Türk Tarihi

Osmanlı Devlet Anlayışı

İlk Türk hakanları açık alanlarda halka büyük toy ve şölenler sunmayı kendilerine
vazife edinmişlerdi. Böyle toy vermeyen hakanların saygınlığı olmazdı.
Kutadgu Bilig’de hükümdara şu öğütler verilir: “Hazineni aç ve servetini dağıt.
Uyrukların çoğalınca gaza yapar hazineni doldurursun çünkü halkın aklı fikri hep
karnındadır… Yiyip içmeyi esirgeme onlardan.”
Derviş Sarı Saltuk, Osman Gazi’ye şu öğüdü verir: “Adil ol, yan tutma;
yoksulun ahını alma, tebana kötü davranma. Kadı ve valilerini denetle ki iktidarda
kalasın ve halk bağlılığını yitirmesin.”
Osmanlı kaynaklarına göre “Osmanlı sarayında ‘Halk gelsin, yesin.’ diye
yemekler hazırlanır, bunu duyurmak için de ikindi vakti nevbet çalınırdı.” Fatih
Sultan Mehmet’in veziriazamı, “Devlet hazinesini zenginleştirmeli ancak hükümdar
askerden parayı esirgememeli cömert hareket etmelidir.” demiştir.

Osmanlılar, devlet teşkilatlanmasında kendinden önceki Türk
devletlerinin tecrübelerinden yararlanmakla birlikte Türkiye Selçuklularını
ve İlhanlıları da örnek almıştır. Bir süre Selçuklular ve
İlhanlılara bağlı bir uc beyliği statüsünde bulunan Osmanlıların
devlet kurma aşamasında Türkiye Selçuklu Devleti’nde görev yapmış devlet
adamlarını idari alanlarda istihdam etmesi bunda etkili olmuştur.

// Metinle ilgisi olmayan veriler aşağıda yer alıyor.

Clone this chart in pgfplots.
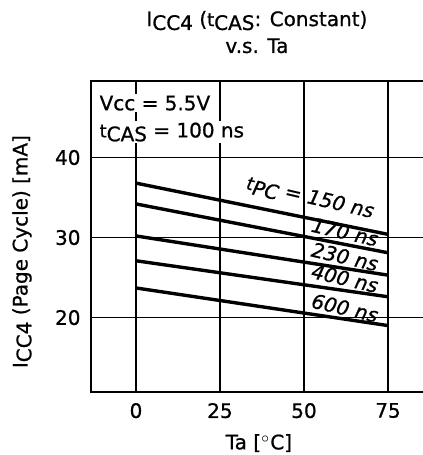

Osmanlı klasik dönem kültür ve medeniyetinin oluşumunda Orta Asya Türk
gelenekleri, İslamiyet’in getirdiği kültürel değerler ve hâkim olduğu coğrafyadaki
kültür unsurları etkilidir. Bu üç unsur zamanla imparatorluk özelliklerine
göre şekillenmiştir. Ancak bu sentez kültürde, Türk karakteri her zaman hâkim
olmuş; devlet yönetimi, ordu, dil, musiki, mimari, edebiyat, folklor vb. alanlarda
kendini hissettirmiştir.

İlk Türk devletlerindeki adil yönetim, Türk cihan hâkimiyeti ülküsü ve kanun
üstünlüğü anlayışı ile Osmanlı Devleti’nde de devam ettirilmiştir. Bu anlayış
“devleti ebet müddet”, “nizamı âlem” ve “kanunu kadim” esasları ile süreklilik
kazanmıştır.

“Devleti ebet müddet” anlayışı ile devletin sonsuza kadar yaşatılması
hedeflenmiş, “nizamı âlem” de bu hedefin bir uzantısı olmuştur. Anlam itibarı ile
dünya düzeni olan bu anlayışta asıl amaç Osmanlı ülkesindeki kamu düzenini
sağlamaktır. Bunu her şeyin üstünde gören Osmanlı sultanları, nizamı âlemin
sürekliliğini sağlamak için halkın adaletli yönetilmesini ve
memuriyetlerin ehline verilmesini ön şart olarak görmüşlerdir.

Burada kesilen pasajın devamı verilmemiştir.